El gran problema lo tiene encima de la mesa el PSOE, que se juega su supervivencia como proyecto político. No se trata de una cuestión partidaria, sino cultural: nadie puede entender que conceda un trato diferencial --burlando de paso a la Justicia, que es y debe ser igual para todos-- a quienes, con todos los resortes del poder en la mano, malversaron el dinero público y conculcaron los derechos que garantiza la Constitución. En Andalucía, donde es probable que se adelanten las elecciones, el PP ha empezado a presentar mociones en los ayuntamientos para forzar a los alcaldes socialistas a pronunciarse sobre el perdón (con botafumeiro) que prepara la Moncloa.

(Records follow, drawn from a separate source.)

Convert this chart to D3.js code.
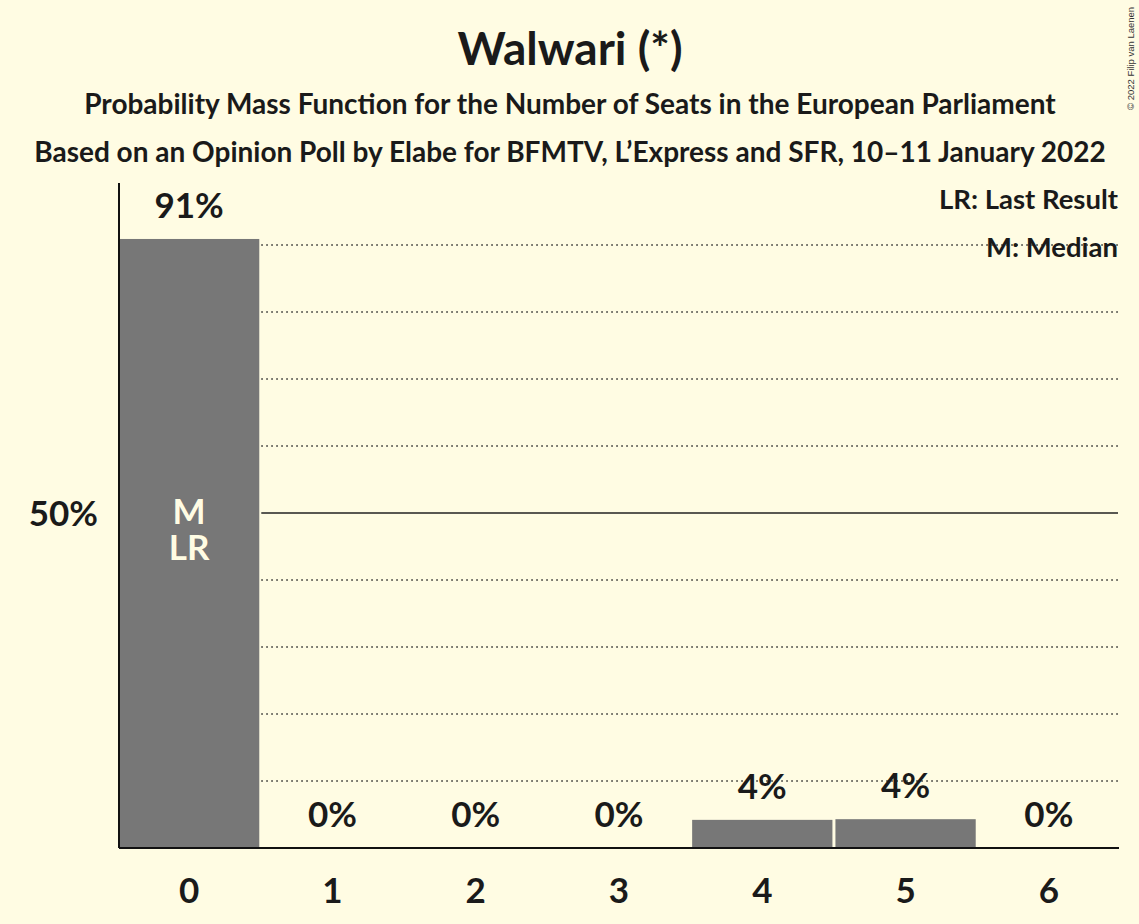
<!DOCTYPE html>
<html>
<head>
<meta charset="utf-8">
<script src="https://cdn.jsdelivr.net/npm/d3@7"></script>
<style>
html,body{margin:0;padding:0;background:#FFFCE3;}
svg{display:block;font-family:Lato,"Open Sans",sans-serif;}
</style>
</head>
<body>
<svg id="chart" width="1139" height="924"></svg>
<script>
const seats = [0, 1, 2, 3, 4, 5, 6];
const probabilities = [90.9, 0, 0, 0, 4.2, 4.3, 0];
const valueLabels = ["91%", "0%", "0%", "0%", "4%", "4%", "0%"];
const gridTicks = [10, 20, 30, 40, 50, 60, 70, 80, 90];
const yTickLabels = [50];
const barAnnotations = { 0: ["M", "LR"] };
const titleText = "Walwari (*)";
const subtitle1 = "Probability Mass Function for the Number of Seats in the European Parliament";
const subtitle2 = "Based on an Opinion Poll by Elabe for BFMTV, L\u2019Express and SFR, 10\u201311 January 2022";
const legendLines = ["LR: Last Result", "M: Median"];
const copyright = "\u00A9 2022 Filip van Laenen";

const svg = d3.select("#chart");
const W = 1139, H = 924;
svg.append("rect").attr("width", W).attr("height", H).attr("fill", "#FFFCE3");

const x = d3.scaleBand().domain(seats).range([119, 1119]).paddingInner(0.021).paddingOuter(0.0);
const y = d3.scaleLinear().domain([0, 100]).range([848, 178]);

// gridlines
const gridStart = x(1) - 1;
svg.append("g").selectAll("line").data(gridTicks).join("line")
  .attr("x1", gridStart).attr("x2", 1118)
  .attr("y1", d => y(d)).attr("y2", d => y(d))
  .attr("stroke", "#222")
  .attr("stroke-width", d => d === 50 ? 1.4 : 1.5)
  .attr("stroke-dasharray", d => d === 50 ? null : "1.5,3.5");

// bars
svg.append("g").selectAll("rect").data(seats).join("rect")
  .attr("x", d => x(d))
  .attr("width", x.bandwidth())
  .attr("y", (d, i) => y(probabilities[i]))
  .attr("height", (d, i) => y(0) - y(probabilities[i]))
  .attr("fill", "#777777");

// value labels
svg.append("g").selectAll("text").data(seats).join("text")
  .attr("x", d => x(d) + x.bandwidth() / 2)
  .attr("y", (d, i) => y(probabilities[i]) - 21)
  .attr("text-anchor", "middle")
  .attr("font-size", 35).attr("font-weight", 700)
  .attr("fill", "#1a1a1a")
  .text((d, i) => valueLabels[i]);

// annotations inside bar (one text block with lines)
Object.entries(barAnnotations).forEach(([k, lines]) => {
  const cx = x(+k) + x.bandwidth() / 2;
  const t = svg.append("text").attr("x", cx).attr("y", y(50) + 11)
    .attr("text-anchor", "middle").attr("font-size", 35).attr("font-weight", 700)
    .attr("fill", "#FFFCE3");
  lines.forEach((s, j) => {
    t.append("tspan").attr("x", cx).attr("dy", j === 0 ? 0 : 36).text(s);
  });
});

// axes
const xAxis = d3.axisBottom(x).tickSize(0).tickPadding(0);
const gx = svg.append("g").attr("transform", `translate(0,${y(0)})`).call(xAxis);
gx.select(".domain").attr("stroke", "#111").attr("stroke-width", 2).attr("d", "M119,0H1119");
gx.selectAll("text").attr("y", 55).attr("dy", null).attr("font-size", 35).attr("font-weight", 700)
  .attr("font-family", "Lato, sans-serif").attr("fill", "#1a1a1a");

const yAxis = d3.axisLeft(y).tickValues(yTickLabels).tickFormat(d => d + "%").tickSize(0).tickPadding(21);
const gy = svg.append("g").attr("transform", "translate(119,0)").call(yAxis);
gy.select(".domain").attr("stroke", "#111").attr("stroke-width", 2).attr("d", `M0,${y(0)}V183`);
gy.selectAll("text").attr("font-size", 35).attr("font-weight", 700).attr("dy", "0.35em")
  .attr("font-family", "Lato, sans-serif").attr("fill", "#1a1a1a");

// titles
svg.append("text").attr("x", 570).attr("y", 65).attr("text-anchor", "middle")
  .attr("font-size", 46).attr("font-weight", 700).attr("fill", "#1a1a1a").text(titleText);
svg.append("text").attr("x", 570).attr("y", 114).attr("text-anchor", "middle")
  .attr("font-size", 28).attr("font-weight", 700).attr("fill", "#1a1a1a").text(subtitle1);
svg.append("text").attr("x", 570).attr("y", 162).attr("text-anchor", "middle")
  .attr("font-size", 28).attr("font-weight", 700).attr("fill", "#1a1a1a").text(subtitle2);

// legend
legendLines.forEach((t, i) => {
  svg.append("text").attr("x", 1118).attr("y", 209 + i * 48).attr("text-anchor", "end")
    .attr("font-size", 27.5).attr("font-weight", 700).attr("fill", "#1a1a1a").text(t);
});

// copyright
svg.append("text").attr("transform", "translate(1134,110) rotate(-90)")
  .attr("font-size", 9.5).attr("font-family", "Liberation Sans, Arial, sans-serif")
  .attr("fill", "#333").text(copyright);
</script>
</body>
</html>
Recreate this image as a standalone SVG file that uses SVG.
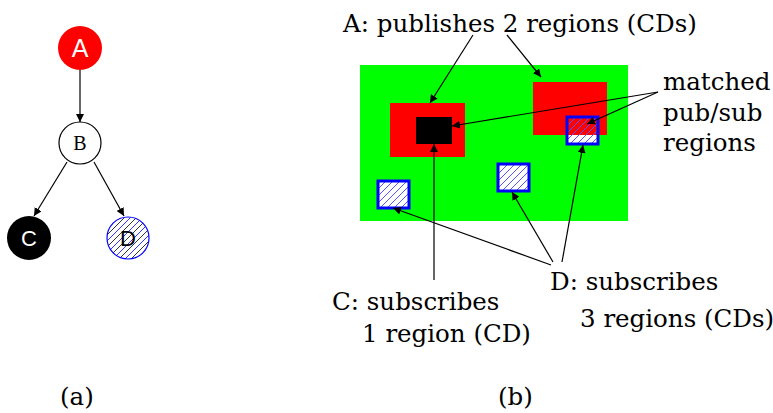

La Junta, gobernada por PP y Cs, se ha mostrado en contra de la medida. Y los candidatos a las primarias socialistas, Juan Espadas, Susana Díaz y Luis Ángel Hierro, huyen de la cuestión como almas que lleva el diablo. Entre sus huestes existe una clara mayoría que no ve con buenos ojos la decisión de Moncloa.
¿Entonces es que nadie cree ya en la concordia? ¿No piensan que los indultos facilitarán una solución dialogada? Ni una cosa, ni la otra. Todos saben perfectamente, empezando por los patriarcas de Suresnes, que la concesión de los indultos puede ser la tumba del PSOE. El fin de su historia. G.K. Chesterton, el gran escritor inglés, católico convencido y hombre piadoso, escribía en Enormes minucias (Renacimiento): “Nuestra civilización ha decidido, y ha decidido muy justamente, que determinar la culpabilidad o la inocencia de los hombres es cosa demasiado importante para confiarla a peritos y a especialistas. Pide luz sobre este terrible asunto, busca hombres que no sepan de Derecho más que yo, pero que puedan sentir las cosas que yo he sentido en los bancos de los jurados. Cuando desea catalogar una biblioteca o descubrir el sistema solar utiliza a especialistas. Pero cuando desea que se haga algo serio reúne doce hombres reclutados entre los más sencillos y corrientes. Esto mismo lo hizo, si no recuerdo mal, el fundador del cristianismo”. ¿Otorgaría el indulto a los independentistas un jurado popular? Contéstense ustedes mismos.